Strikes at the key container ports of Felixstowe and Liverpool commenced at the latter on the 19th September and will continue to the beginning of October, with dates overlapping for maximum disruption.
Dock workers began their planned two-week strike at Liverpool port on Monday, 19th September, while an eight-day at Felixstowe, the UK’s busiest port, will begin on the 27th September.
The port of Liverpool strike will continue to the 3rd October, while the Felixstowe strike will run until the 5th October, which means that strike action will overlap for seven days, increasing the potential for disruption, while putting more pressure on London Gateway and Southampton.
The Unite Union blamed the Felixstowe Dock and Railway Company for unilaterally ending pay talks, after refusing to improve its pay offer and imposing a pay deal of 7% on the workforce.
The 7% increase was already rejected in August, which resulted in an eight-day strike at Felixstowe between Monday 22nd August and Monday 29th August.
Unite members at Liverpool port rejected a pay increase of 8.3% and a one-off payment of £750, stating that the wage increase would be a pay cut in real terms, with the union seeking a deal iro 20%.
Peel Ports argued that the basic pay of their Liverpool employees has increased above inflation by 16-26% every year for over a decade.
The previous Felixstowe strike saw vessel calls drop from 29 to 5, with many carriers calling at alternative ports or just delaying calls to avoid disruption.
The first Felixstowe strike happened before peak shipping really got underway, but these walkouts in Suffolk and Liverpool coincide with the beginning of the peak arrivals, in late September and early October.
As with earlier disputes, we will be focused on clearing cargo from terminals ahead of strike dates.

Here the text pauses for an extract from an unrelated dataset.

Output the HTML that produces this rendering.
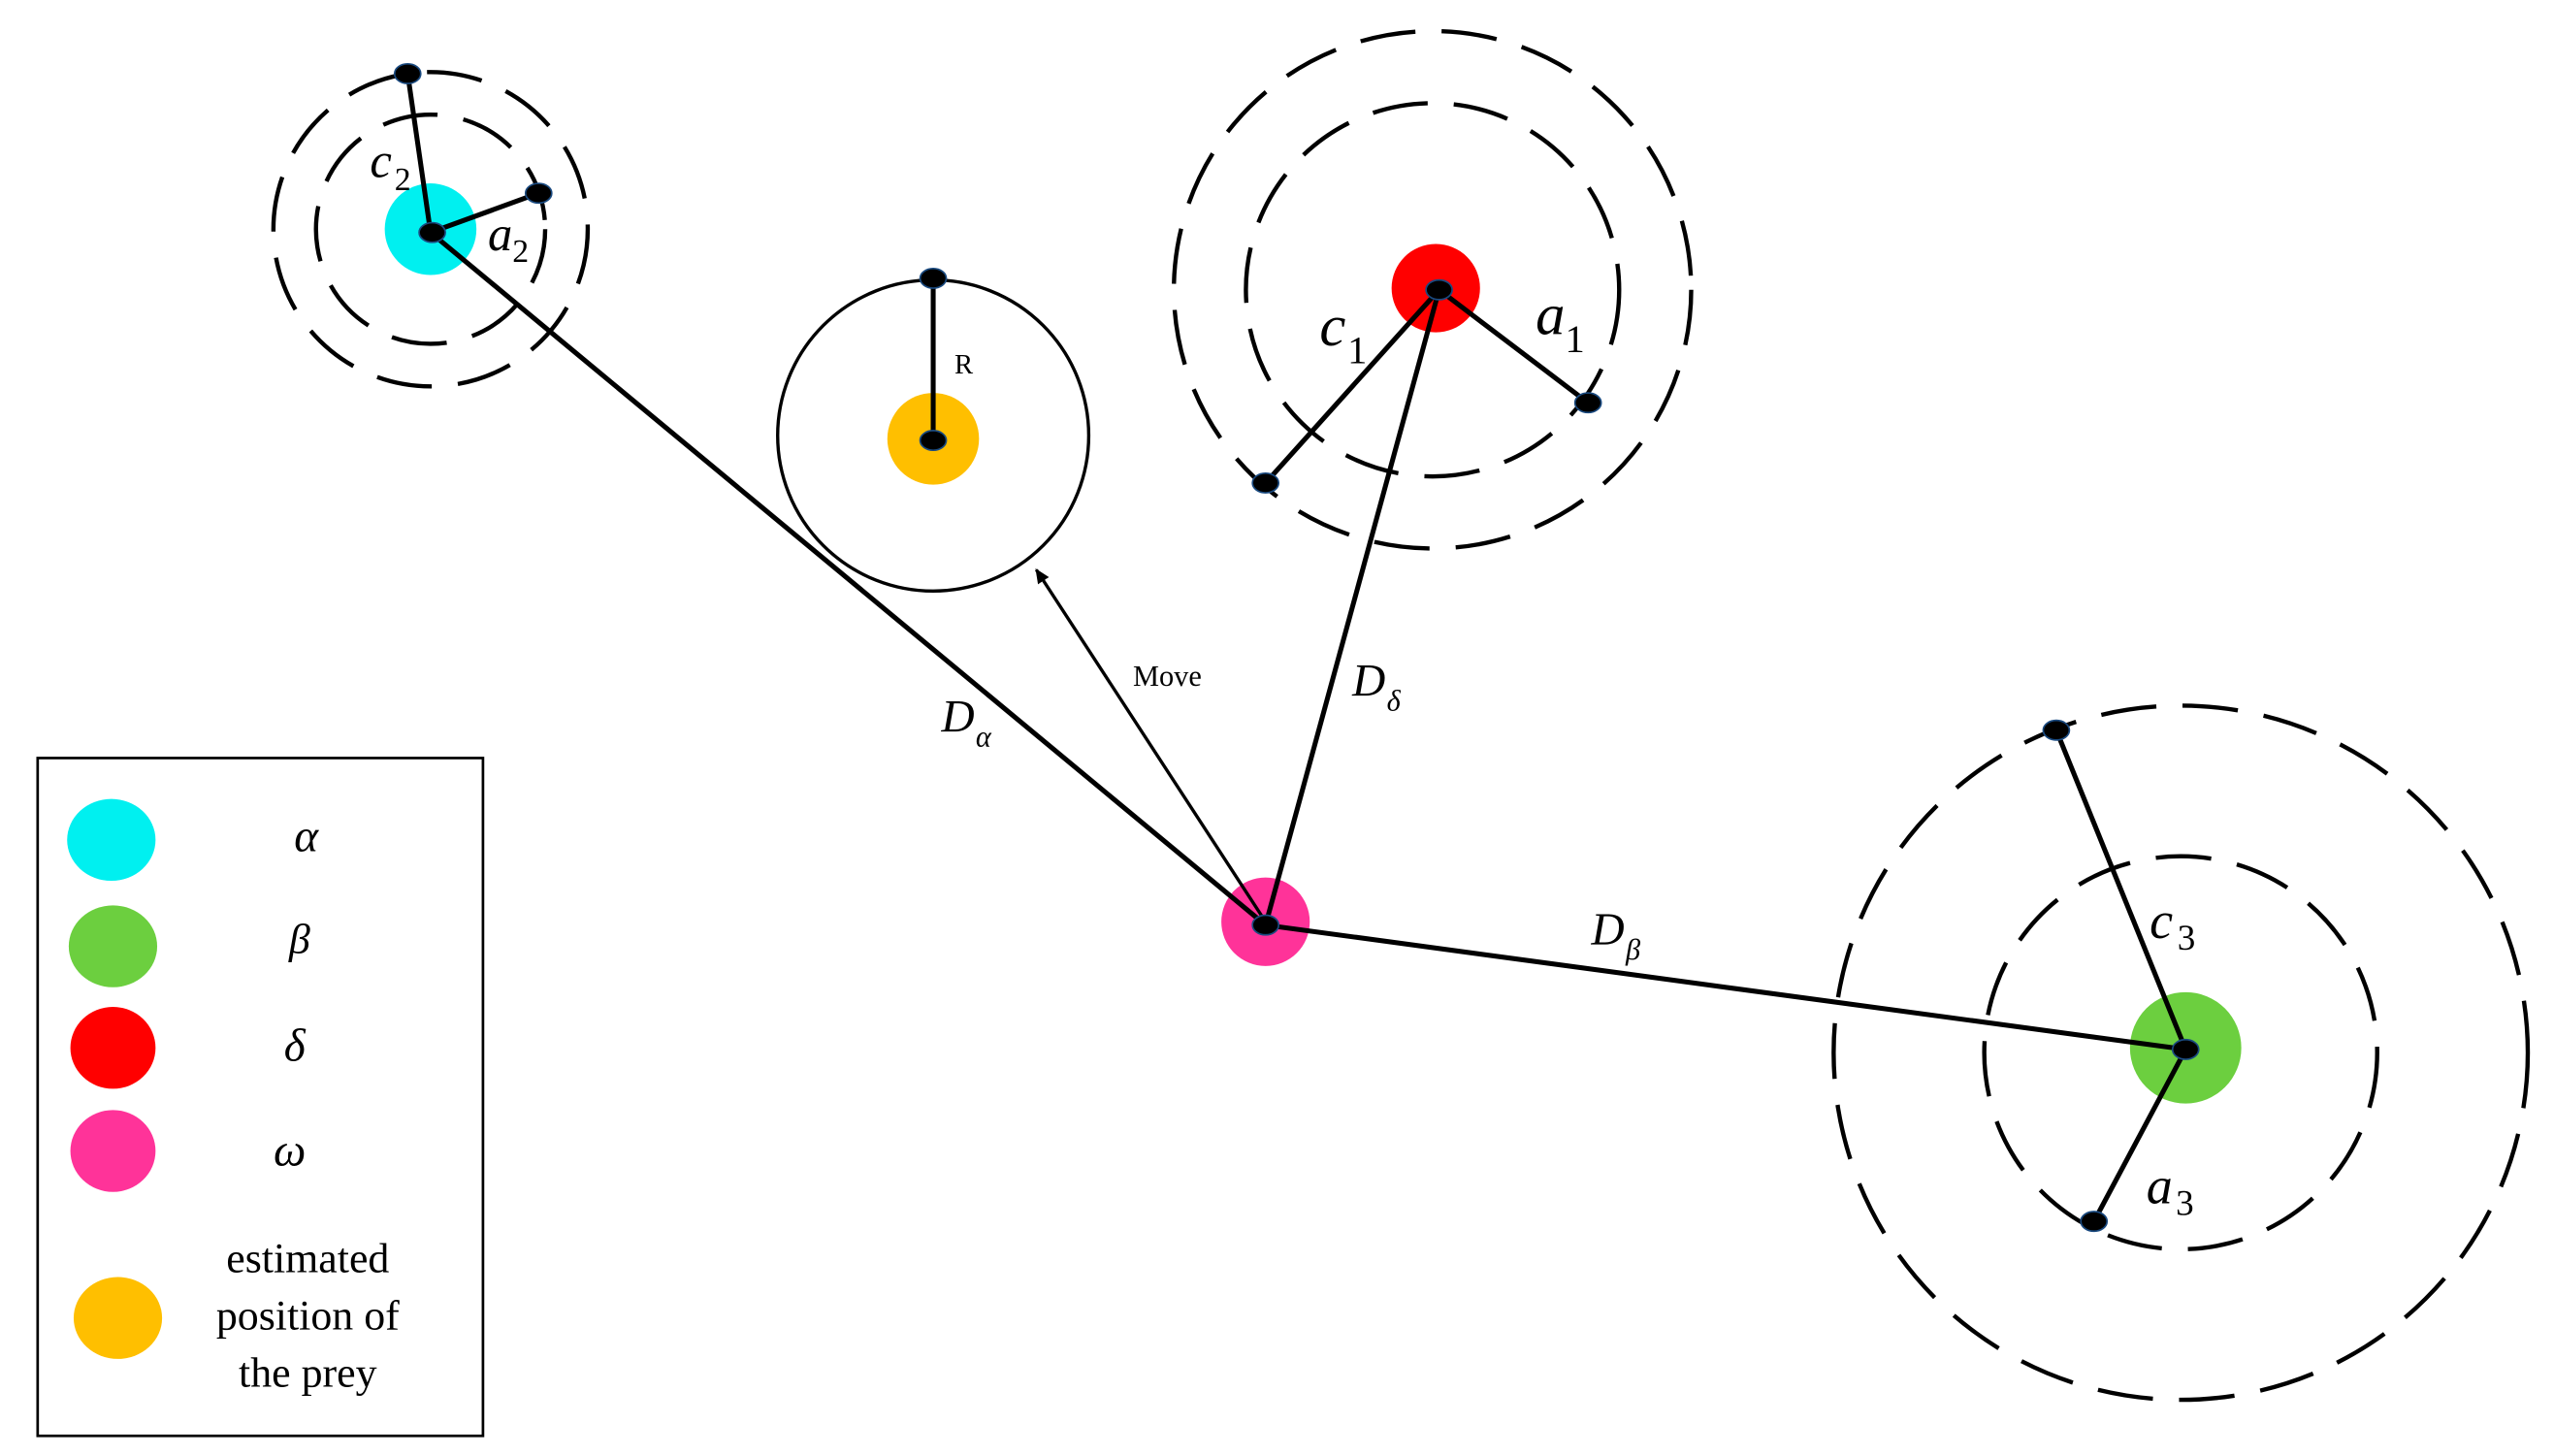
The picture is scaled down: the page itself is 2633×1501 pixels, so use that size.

We will make use of London Gateway and Southampton when appropriate and consider alternatives like Rotterdam or Hamburg, should the situation warrant.
We are in continuous contact with all our shipping line partners to assess their contingency plans and mitigate the impact of these strikes.
We will continue to monitor and manage the emerging situation and will keep you updated should there be any significant developments.
As with previous industrial action, we are well prepared, with contingency plans in place to protect supply chains and work around points of disruption.